We may read code like a piece of literature, but for a computer, it's a completely different story. When writing code, it's essential to adhere to specific rules and structures so the computer can understand what you're trying to say. This is where syntax analysis comes into play.
What is Syntax Analysis?
Syntax analysis, also known as parsing, is the process of analyzing a program's source code to ensure it follows the rules and structure of a programming language. Computers can't understand code written in a casual, human-like way, so syntax analysis helps translate our code into a format that a computer can process.

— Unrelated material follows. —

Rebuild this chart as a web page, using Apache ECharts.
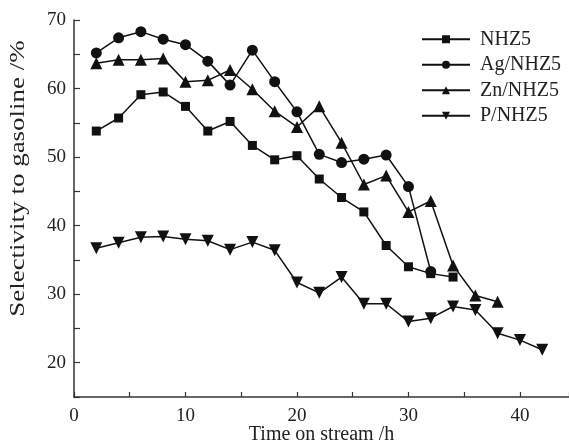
<!DOCTYPE html>
<html>
<head>
<meta charset="utf-8">
<script src="https://cdn.jsdelivr.net/npm/echarts@6/dist/echarts.min.js"></script>
<style>html,body{margin:0;padding:0;background:#fff}#c{width:569px;height:444px}</style>
</head>
<body>
<div id="c"></div>
<script>
var hoursNHZ5 = [2,4,6,8,10,12,14,16,18,20,22,24,26,28,30,32,34];
var valNHZ5   = [53.8,55.7,59.1,59.5,57.4,53.8,55.2,51.7,49.6,50.2,46.8,44.1,42.0,37.1,34.0,33.0,32.5];
var hoursAg   = [2,4,6,8,10,12,14,16,18,20,22,24,26,28,30,32];
var valAg     = [65.2,67.4,68.3,67.2,66.4,64.0,60.5,65.6,61.0,56.6,50.4,49.2,49.7,50.3,45.7,33.3];
var hoursZn   = [2,4,6,8,10,12,14,16,18,20,22,24,26,28,30,32,34,36,38];
var valZn     = [63.7,64.2,64.2,64.4,61.0,61.2,62.7,59.9,56.7,54.4,57.4,52.1,46.0,47.3,42.0,43.6,34.2,29.8,28.9];
var hoursP    = [2,4,6,8,10,12,14,16,18,20,22,24,26,28,30,32,34,36,38,40,42];
var valP      = [36.7,37.5,38.3,38.4,38.0,37.8,36.5,37.6,36.4,31.7,30.2,32.5,28.6,28.6,26.0,26.5,28.2,27.7,24.3,23.3,21.9];
var seriesNames = ['NHZ5','Ag/NHZ5','Zn/NHZ5','P/NHZ5'];
var xTitle = 'Time on stream /h';
var yTitle = 'Selectivity to gasoline /%';

function pairs(xs, ys){ return xs.map(function(x,i){ return [x, ys[i]]; }); }

var font = 'Liberation Serif';
var chart = echarts.init(document.getElementById('c'), null, {renderer:'canvas'});
function mk(name, data, symbol, size, rot){
  return {
    name: name, type: 'line', data: data, symbol: symbol, symbolSize: size,
    symbolRotate: rot || 0,
    lineStyle: {color:'#111', width:1.5}, itemStyle: {color:'#111'},
    animation: false
  };
}
chart.setOption({
  animation: false,
  backgroundColor: '#fff',
  grid: {left:74, right:0, top:20, bottom:47, containLabel:false, outerBoundsMode:'none'},
  legend: {
    orient: 'vertical', left: 421, top: 26.5, padding: 0, itemWidth: 48, itemHeight: 10, itemGap: 0,
    textStyle: {fontFamily: font, fontSize: 20, color:'#222', lineHeight: 25.5, padding:[0,0,0,5]},
    data: seriesNames
  },
  xAxis: {
    type: 'value', min: 0, max: 44.4, interval: 5,
    name: xTitle, nameLocation: 'middle', nameGap: 28, nameMoveOverlap: false,
    nameTextStyle: {fontFamily: font, fontSize: 20, color:'#222'},
    axisLine: {lineStyle: {color:'#333', width:1.5}},
    axisTick: {inside: true, length: 5, lineStyle:{color:'#333', width:1.2}},
    axisLabel: {fontFamily: font, fontSize: 19, color:'#222', margin: 10,
      formatter: function(v){ return (Math.abs(v % 10) < 1e-6) ? String(v) : ''; }},
    splitLine: {show:false}
  },
  yAxis: {
    type: 'value', min: 15, max: 70, interval: 5,
    axisLine: {show:true, lineStyle: {color:'#333', width:1.5}},
    axisTick: {show:true, inside: true, length: 6, lineStyle:{color:'#333', width:1.2}},
    axisLabel: {fontFamily: font, fontSize: 19, color:'#222', margin: 8,
      formatter: function(v){ return (Math.abs(v % 10) < 1e-6) ? String(v) : ''; }},
    splitLine: {show:false}
  },
  graphic: [{
    type: 'text', x: 19, y: 178.5, rotation: Math.PI/2, scaleX: 1.35,
    style: {text: yTitle, fontFamily: font, fontSize: 20, fill:'#222',
      textAlign:'center', textVerticalAlign:'middle'}
  }],
  series: [
    mk(seriesNames[0], pairs(hoursNHZ5, valNHZ5), 'rect', 9),
    mk(seriesNames[1], pairs(hoursAg, valAg), 'circle', 11),
    mk(seriesNames[2], pairs(hoursZn, valZn), 'triangle', 12),
    mk(seriesNames[3], pairs(hoursP, valP), 'triangle', 12, 180)
  ]
});
</script>
</body>
</html>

The syntax analysis is performed by a crucial component of a compiler or interpreter called the parser. The parser takes the source code as input, checks if it's written according to the language's grammar rules, and produces an output called the abstract syntax tree (AST). The AST represents the code's structure, which is later used in other stages of compilation or interpretation.
Before we dive deeper into syntax analysis, it's essential to understand the step that comes right before it: lexical analysis. Lexical analysis is the process of breaking down the source code into smaller units called tokens. Tokens are the basic building blocks, like keywords, identifiers, literals, and operators, that make up a program's source code. The output of this stage is a stream of tokens that the parser uses during syntax analysis.
Now that we have a basic understanding of syntax analysis and its role in compilers and interpreters, let's explore some common parsing techniques.
In top-down parsing, the parser starts from the highest-level grammar rule and works its way down to the actual source code. Two popular top-down parsing methods are:
Recursive Descent Parsing: This approach involves writing recursive procedures for each grammar rule. The parser calls these procedures according to the structure of the code, effectively simulating the derivation of the source code from the grammar rules.
Predictive Parsing: This approach relies on the lookahead tokens to decide which production rule to apply without backtracking. The most widely-used predictive parsing method is the LL(1) parsing.
In bottom-up parsing, the parser starts from the source code and tries to derive the highest-level grammar rule. The parser builds the AST by gradually reducing the input tokens to the start symbol of the grammar. A popular bottom-up parsing method is:
- Shift-Reduce Parsing: This approach involves shifting input tokens onto a stack and reducing them to grammar rules when a right-hand side of a production rule is found. The most popular shift-reduce parsing method is the LR(1) parsing.
Error Handling and Recovery
During syntax analysis, parsers can encounter errors in the source code that violate the language's grammar rules. Error handling and recovery is an essential aspect of syntax analysis to help developers identify and fix these issues.
Some common error handling strategies are:
Panic Mode: The parser discards input tokens until it finds a token that can synchronize the parsing process, allowing it to continue parsing the remaining code.
Phrase-Level Recovery: The parser attempts to replace, insert, or delete tokens to create a syntactically correct phrase.
Error Productions: The grammar rules are extended with error-handling productions that allow the parser to recover from specific syntax errors.
Understanding syntax analysis and parsing techniques is crucial for writing code that follows the rules of a programming language. Not only does it help you write better code, but it also provides insight into how compilers and interpreters process your code, ensuring your programs run smoothly and efficiently.